People who received radiation in their arteries during angioplasty had a reduced risk of artery renarrowing for up to five years compared to those who got only angioplasty, according to a report in Circulation: Journal of the American Heart Association.
The radiation was given inside the artery to prevent restenosis, a potentially fatal renarrowing of the vessel. Restenosis occurs in about 20 percent of heart patients undergoing procedures such as angioplasty or stenting. Such patients require another procedure or bypass surgery. Stents are metal mesh tubes placed in a blood vessel to prop it open where there is a blockage.
"The important thing we learned from the five-year follow-up of our patients is that radiation therapy is a durable treatment for restenosis," says Paul S. Teirstein, M.D., the study's senior author.
Equally as important, he and his colleagues found no evidence of serious adverse effects caused by the treatment, which used tiny beads of radioactive iridium.
"We didn't see any unwanted swelling of the arteries, any holes in the arteries, or any other unwanted effects of the radiation therapy," says Teirstein, who is director of interventional cardiology at the Scripps Clinic in La Jolla, Calif.
The study involved 55 patients, 26 of whom received radiation and 29 who took a placebo treatment.
Five years later, the researchers found a significant difference between the two groups when they looked at a combination of three outcomes-death from any cause, a nonfatal heart attack, or any procedure to restore the heart's blood flow.
In the placebo group, 86.2 percent had bypass or suffered at least one of the three adverse events compared to 57.7 percent in the radiation group.
"At the beginning of the study, radiation appeared to be a likely candidate to prevent restenosis and beat this cycle of repeat procedures because it had been used in noncoronary cell-proliferation disorders," Teirstein says.
During the procedures, researchers placed a 0.03-inch ribbon containing sealed beads of radioactive iridium in the arteries of one group of patients after their arteries were reopened. This form of radiation treatment is called brachytherapy. The placebo group received similar ribbons but without the iridium. Each ribbon was left in the artery for 20 to 45 minutes and then removed.
"This procedure is designed to reduce the need for repeat procedures," Teirstein says. "Over the 5 years, fewer of the radiation patients came back with restenosis compared to the placebo group."
Patients were examined at 6 months, 3 years, and 5 years. After 6 months, the radiation group had a statistically significant reduction of 74 percent restenosis at the site of their previous narrowing compared to the placebo patients. At 3 years, the reduction was 68 percent and at 5 years, it was 48 percent, both also statistically significant.

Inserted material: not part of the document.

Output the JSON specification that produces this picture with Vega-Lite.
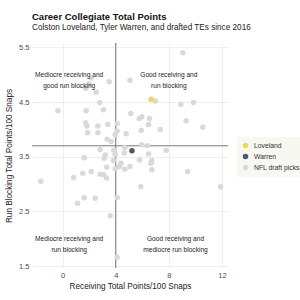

The number of patients in the study was small, a fact noted by cardiologist David O. Williams, M.D., in an editorial that accompanies Teirstein's study. Williams is professor of medicine at Brown University School of Medicine in Providence, R.I.
"The very small sample size of this trial limits our ability to be conclusive when interpreting its results," writes Williams. "Nonetheless, it appears that efficacy of brachytherapy was sustained over the period of five years."
"This was a pilot study designed to inspire larger studies, which it did," says Teirstein. "These larger studies have shown significant short-term reductions in restenosis, but not all of them have shown benefit in death and nonfatal heart attacks. Given that we have no other long-term data on this type brachytherapy, which is now used in probably 100,000 patients a year, it is nice to have some information over five years."